Retype the stretch of lines that starts at the line containing "Recreate this image as a Python script that uses matplotlib." and ends at the line containing "ax.plot(t_yel, y_yel, color=YEL, lw=1.0)", inclusive. Do not include pictures.

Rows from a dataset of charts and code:
— START —

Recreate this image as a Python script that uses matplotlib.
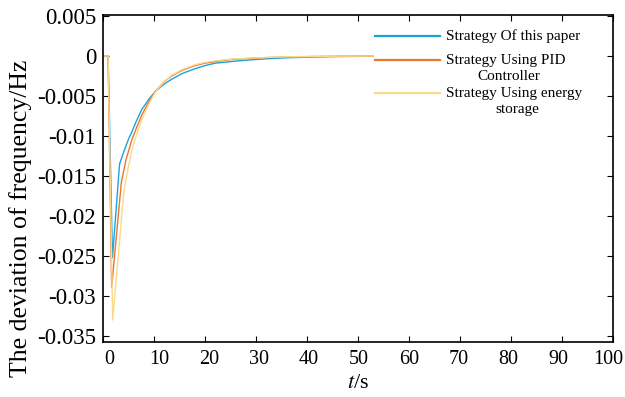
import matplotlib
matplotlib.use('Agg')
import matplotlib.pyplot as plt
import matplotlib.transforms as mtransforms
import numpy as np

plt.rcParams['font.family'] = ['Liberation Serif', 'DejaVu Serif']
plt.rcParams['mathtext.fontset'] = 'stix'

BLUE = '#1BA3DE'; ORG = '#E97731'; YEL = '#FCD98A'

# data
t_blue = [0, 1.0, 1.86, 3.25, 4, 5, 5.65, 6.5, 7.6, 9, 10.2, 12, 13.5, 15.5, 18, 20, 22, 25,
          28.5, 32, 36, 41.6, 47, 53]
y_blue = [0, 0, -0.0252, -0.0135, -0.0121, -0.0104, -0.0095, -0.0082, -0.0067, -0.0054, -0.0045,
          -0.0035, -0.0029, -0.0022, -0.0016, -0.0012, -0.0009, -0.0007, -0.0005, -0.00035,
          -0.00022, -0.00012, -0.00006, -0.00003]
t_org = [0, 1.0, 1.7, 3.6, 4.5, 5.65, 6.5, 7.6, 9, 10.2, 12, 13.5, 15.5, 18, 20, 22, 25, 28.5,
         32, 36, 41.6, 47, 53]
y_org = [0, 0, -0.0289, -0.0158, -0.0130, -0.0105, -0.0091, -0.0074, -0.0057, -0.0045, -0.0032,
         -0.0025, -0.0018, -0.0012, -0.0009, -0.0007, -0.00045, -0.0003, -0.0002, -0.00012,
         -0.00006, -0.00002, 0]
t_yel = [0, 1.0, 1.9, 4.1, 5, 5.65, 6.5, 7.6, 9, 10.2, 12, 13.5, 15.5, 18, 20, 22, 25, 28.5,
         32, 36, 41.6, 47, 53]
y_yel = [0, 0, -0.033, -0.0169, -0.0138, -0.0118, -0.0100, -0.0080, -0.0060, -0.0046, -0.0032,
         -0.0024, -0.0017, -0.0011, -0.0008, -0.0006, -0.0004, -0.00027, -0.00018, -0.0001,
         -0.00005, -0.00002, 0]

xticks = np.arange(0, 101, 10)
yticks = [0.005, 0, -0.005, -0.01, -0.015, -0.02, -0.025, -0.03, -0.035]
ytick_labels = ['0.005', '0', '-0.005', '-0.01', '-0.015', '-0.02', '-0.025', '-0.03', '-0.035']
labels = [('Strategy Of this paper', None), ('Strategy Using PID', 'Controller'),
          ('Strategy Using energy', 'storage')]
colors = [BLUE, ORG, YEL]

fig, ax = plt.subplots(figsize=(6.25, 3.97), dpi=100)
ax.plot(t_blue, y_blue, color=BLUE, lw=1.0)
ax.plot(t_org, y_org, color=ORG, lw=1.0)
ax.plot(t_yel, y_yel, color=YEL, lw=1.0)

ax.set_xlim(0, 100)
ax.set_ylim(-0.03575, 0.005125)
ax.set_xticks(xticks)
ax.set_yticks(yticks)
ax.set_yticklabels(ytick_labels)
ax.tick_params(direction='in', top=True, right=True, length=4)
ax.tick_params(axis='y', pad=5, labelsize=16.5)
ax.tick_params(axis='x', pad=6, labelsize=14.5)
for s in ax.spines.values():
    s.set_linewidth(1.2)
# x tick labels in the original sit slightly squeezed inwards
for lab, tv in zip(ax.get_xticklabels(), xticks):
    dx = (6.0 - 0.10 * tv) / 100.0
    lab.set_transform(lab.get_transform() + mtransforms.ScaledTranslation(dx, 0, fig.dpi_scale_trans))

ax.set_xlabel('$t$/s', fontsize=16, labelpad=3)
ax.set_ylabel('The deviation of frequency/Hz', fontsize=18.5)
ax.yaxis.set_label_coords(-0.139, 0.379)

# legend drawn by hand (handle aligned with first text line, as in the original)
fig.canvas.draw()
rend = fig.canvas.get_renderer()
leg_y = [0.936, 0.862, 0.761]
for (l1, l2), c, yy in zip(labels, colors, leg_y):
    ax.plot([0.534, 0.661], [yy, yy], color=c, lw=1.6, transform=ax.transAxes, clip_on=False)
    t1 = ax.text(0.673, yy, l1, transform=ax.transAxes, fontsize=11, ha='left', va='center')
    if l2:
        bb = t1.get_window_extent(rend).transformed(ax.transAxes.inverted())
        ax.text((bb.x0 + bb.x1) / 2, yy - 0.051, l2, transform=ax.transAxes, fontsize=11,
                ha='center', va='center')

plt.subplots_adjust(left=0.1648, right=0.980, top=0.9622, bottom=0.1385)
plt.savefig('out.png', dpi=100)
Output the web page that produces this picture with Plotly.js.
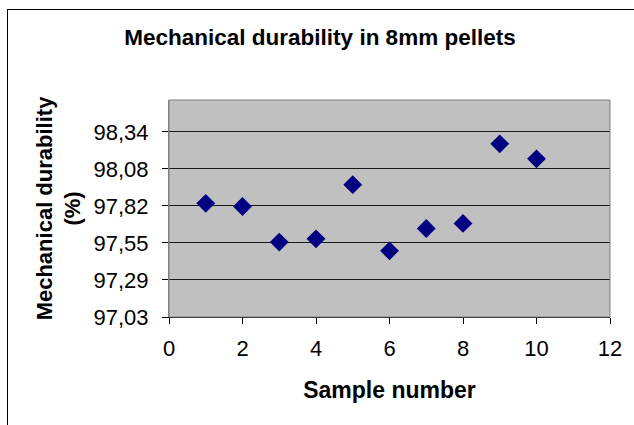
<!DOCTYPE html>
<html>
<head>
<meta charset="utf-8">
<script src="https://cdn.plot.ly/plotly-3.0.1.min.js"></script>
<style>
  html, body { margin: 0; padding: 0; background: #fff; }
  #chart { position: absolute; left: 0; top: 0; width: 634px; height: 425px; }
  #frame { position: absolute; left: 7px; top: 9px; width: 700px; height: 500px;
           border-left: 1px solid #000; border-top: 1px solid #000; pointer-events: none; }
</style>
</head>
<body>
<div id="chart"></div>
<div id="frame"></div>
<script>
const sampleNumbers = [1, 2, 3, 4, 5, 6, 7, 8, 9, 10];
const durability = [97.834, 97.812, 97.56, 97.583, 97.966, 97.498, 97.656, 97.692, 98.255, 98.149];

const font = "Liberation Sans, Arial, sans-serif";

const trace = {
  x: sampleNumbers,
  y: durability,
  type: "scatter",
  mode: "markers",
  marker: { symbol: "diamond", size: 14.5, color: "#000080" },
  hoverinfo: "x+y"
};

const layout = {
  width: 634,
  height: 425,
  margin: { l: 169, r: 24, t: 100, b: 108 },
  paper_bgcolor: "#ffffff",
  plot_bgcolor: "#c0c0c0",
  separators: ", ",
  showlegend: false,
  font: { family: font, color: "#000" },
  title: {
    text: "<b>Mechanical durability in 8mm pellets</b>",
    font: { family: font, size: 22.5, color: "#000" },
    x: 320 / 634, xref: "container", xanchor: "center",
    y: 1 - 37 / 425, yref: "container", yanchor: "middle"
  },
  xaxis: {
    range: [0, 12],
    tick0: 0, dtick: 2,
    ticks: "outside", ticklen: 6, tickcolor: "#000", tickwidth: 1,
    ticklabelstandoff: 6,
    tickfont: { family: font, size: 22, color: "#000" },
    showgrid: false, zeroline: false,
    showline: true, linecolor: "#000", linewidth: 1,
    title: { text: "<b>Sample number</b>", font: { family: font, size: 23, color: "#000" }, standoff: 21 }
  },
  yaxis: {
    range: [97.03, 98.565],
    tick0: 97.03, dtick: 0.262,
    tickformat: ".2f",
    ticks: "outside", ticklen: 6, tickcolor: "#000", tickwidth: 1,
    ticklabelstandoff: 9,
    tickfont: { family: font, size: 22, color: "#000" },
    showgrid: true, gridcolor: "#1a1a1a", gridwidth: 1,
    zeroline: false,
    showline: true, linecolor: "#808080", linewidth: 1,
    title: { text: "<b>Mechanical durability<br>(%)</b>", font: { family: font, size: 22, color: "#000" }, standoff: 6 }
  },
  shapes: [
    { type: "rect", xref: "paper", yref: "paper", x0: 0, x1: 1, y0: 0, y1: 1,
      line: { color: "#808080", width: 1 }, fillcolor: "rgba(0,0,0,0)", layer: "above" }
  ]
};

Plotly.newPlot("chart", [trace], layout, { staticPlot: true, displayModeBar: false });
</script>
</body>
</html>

— END —
— START —

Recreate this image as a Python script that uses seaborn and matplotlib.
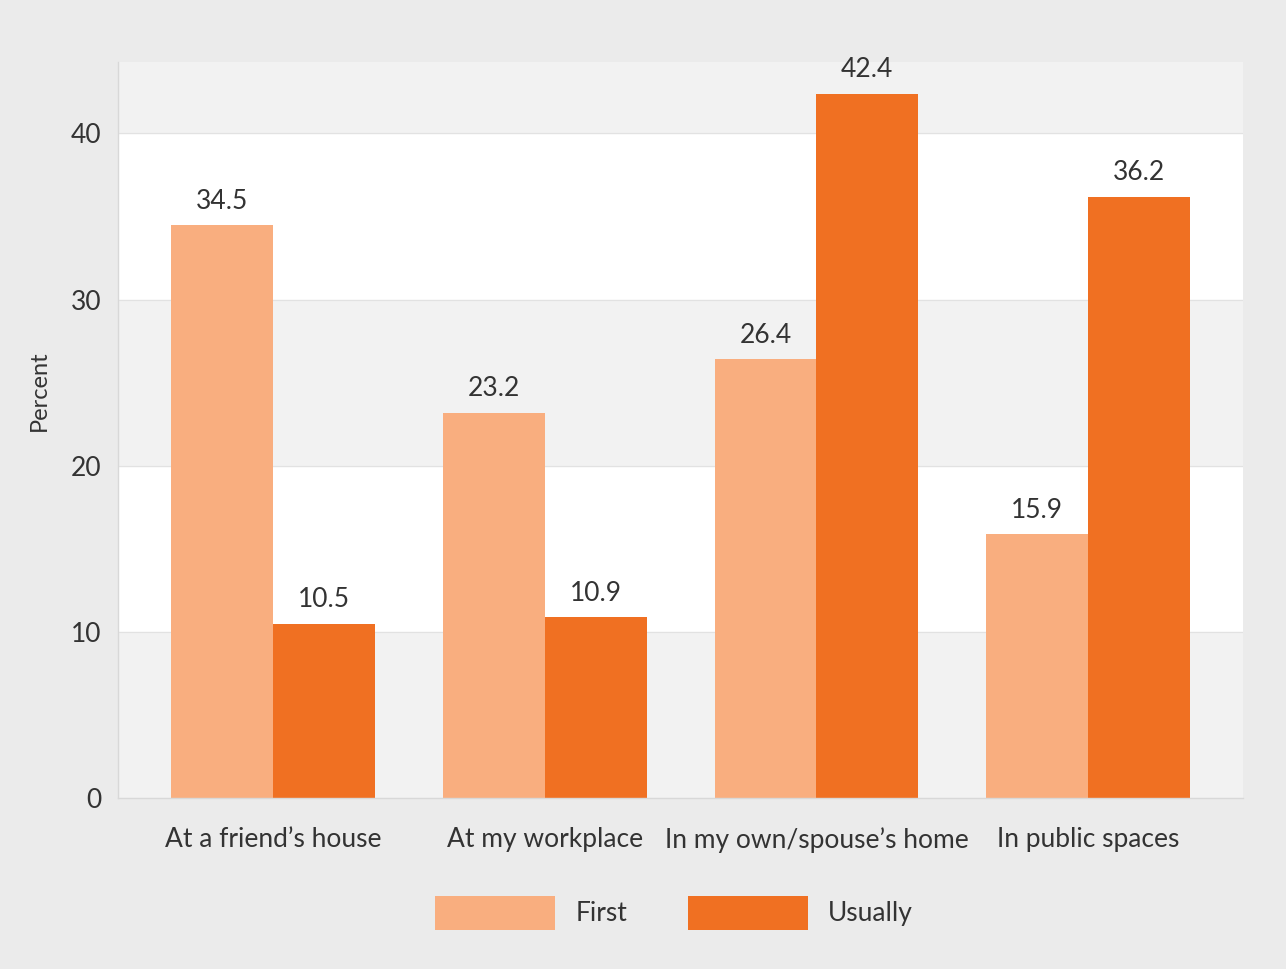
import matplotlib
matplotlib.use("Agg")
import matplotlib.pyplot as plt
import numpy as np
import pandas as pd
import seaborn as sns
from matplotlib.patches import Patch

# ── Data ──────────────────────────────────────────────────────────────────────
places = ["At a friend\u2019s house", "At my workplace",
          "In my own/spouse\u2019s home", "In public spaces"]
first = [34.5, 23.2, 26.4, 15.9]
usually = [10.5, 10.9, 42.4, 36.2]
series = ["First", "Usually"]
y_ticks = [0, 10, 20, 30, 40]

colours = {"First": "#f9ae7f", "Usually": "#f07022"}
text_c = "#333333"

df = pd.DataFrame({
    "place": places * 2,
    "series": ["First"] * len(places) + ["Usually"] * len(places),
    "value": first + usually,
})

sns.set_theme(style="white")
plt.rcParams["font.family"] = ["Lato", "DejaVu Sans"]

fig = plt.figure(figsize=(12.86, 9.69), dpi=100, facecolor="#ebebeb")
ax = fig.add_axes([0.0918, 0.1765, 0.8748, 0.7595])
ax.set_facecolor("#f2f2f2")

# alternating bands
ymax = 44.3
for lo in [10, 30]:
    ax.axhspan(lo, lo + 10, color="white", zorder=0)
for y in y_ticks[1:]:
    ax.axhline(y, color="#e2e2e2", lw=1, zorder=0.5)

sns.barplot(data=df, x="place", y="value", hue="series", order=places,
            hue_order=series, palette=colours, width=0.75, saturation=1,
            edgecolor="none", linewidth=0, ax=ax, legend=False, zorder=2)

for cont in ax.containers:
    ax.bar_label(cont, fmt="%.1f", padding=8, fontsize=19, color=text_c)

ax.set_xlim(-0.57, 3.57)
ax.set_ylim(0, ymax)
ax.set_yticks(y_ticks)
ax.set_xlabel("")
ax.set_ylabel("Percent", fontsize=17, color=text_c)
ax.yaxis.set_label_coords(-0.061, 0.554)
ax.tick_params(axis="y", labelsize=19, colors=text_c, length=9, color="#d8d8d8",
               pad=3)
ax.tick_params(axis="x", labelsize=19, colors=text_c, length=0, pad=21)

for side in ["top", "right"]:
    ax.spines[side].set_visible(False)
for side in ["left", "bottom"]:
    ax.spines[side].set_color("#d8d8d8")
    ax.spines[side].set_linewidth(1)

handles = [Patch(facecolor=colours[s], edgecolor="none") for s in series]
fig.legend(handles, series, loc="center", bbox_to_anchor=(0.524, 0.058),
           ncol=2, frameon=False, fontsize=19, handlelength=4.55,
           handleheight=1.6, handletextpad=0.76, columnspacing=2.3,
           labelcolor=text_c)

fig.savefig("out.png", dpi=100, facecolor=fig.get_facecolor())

— END —

### [Task response]
Recreate this image as a Python script that uses matplotlib.
import matplotlib
matplotlib.use('Agg')
import matplotlib.pyplot as plt
import matplotlib.transforms as mtransforms
import numpy as np

plt.rcParams['font.family'] = ['Liberation Serif', 'DejaVu Serif']
plt.rcParams['mathtext.fontset'] = 'stix'

BLUE = '#1BA3DE'; ORG = '#E97731'; YEL = '#FCD98A'

# data
t_blue = [0, 1.0, 1.86, 3.25, 4, 5, 5.65, 6.5, 7.6, 9, 10.2, 12, 13.5, 15.5, 18, 20, 22, 25,
          28.5, 32, 36, 41.6, 47, 53]
y_blue = [0, 0, -0.0252, -0.0135, -0.0121, -0.0104, -0.0095, -0.0082, -0.0067, -0.0054, -0.0045,
          -0.0035, -0.0029, -0.0022, -0.0016, -0.0012, -0.0009, -0.0007, -0.0005, -0.00035,
          -0.00022, -0.00012, -0.00006, -0.00003]
t_org = [0, 1.0, 1.7, 3.6, 4.5, 5.65, 6.5, 7.6, 9, 10.2, 12, 13.5, 15.5, 18, 20, 22, 25, 28.5,
         32, 36, 41.6, 47, 53]
y_org = [0, 0, -0.0289, -0.0158, -0.0130, -0.0105, -0.0091, -0.0074, -0.0057, -0.0045, -0.0032,
         -0.0025, -0.0018, -0.0012, -0.0009, -0.0007, -0.00045, -0.0003, -0.0002, -0.00012,
         -0.00006, -0.00002, 0]
t_yel = [0, 1.0, 1.9, 4.1, 5, 5.65, 6.5, 7.6, 9, 10.2, 12, 13.5, 15.5, 18, 20, 22, 25, 28.5,
         32, 36, 41.6, 47, 53]
y_yel = [0, 0, -0.033, -0.0169, -0.0138, -0.0118, -0.0100, -0.0080, -0.0060, -0.0046, -0.0032,
         -0.0024, -0.0017, -0.0011, -0.0008, -0.0006, -0.0004, -0.00027, -0.00018, -0.0001,
         -0.00005, -0.00002, 0]

xticks = np.arange(0, 101, 10)
yticks = [0.005, 0, -0.005, -0.01, -0.015, -0.02, -0.025, -0.03, -0.035]
ytick_labels = ['0.005', '0', '-0.005', '-0.01', '-0.015', '-0.02', '-0.025', '-0.03', '-0.035']
labels = [('Strategy Of this paper', None), ('Strategy Using PID', 'Controller'),
          ('Strategy Using energy', 'storage')]
colors = [BLUE, ORG, YEL]

fig, ax = plt.subplots(figsize=(6.25, 3.97), dpi=100)
ax.plot(t_blue, y_blue, color=BLUE, lw=1.0)
ax.plot(t_org, y_org, color=ORG, lw=1.0)
ax.plot(t_yel, y_yel, color=YEL, lw=1.0)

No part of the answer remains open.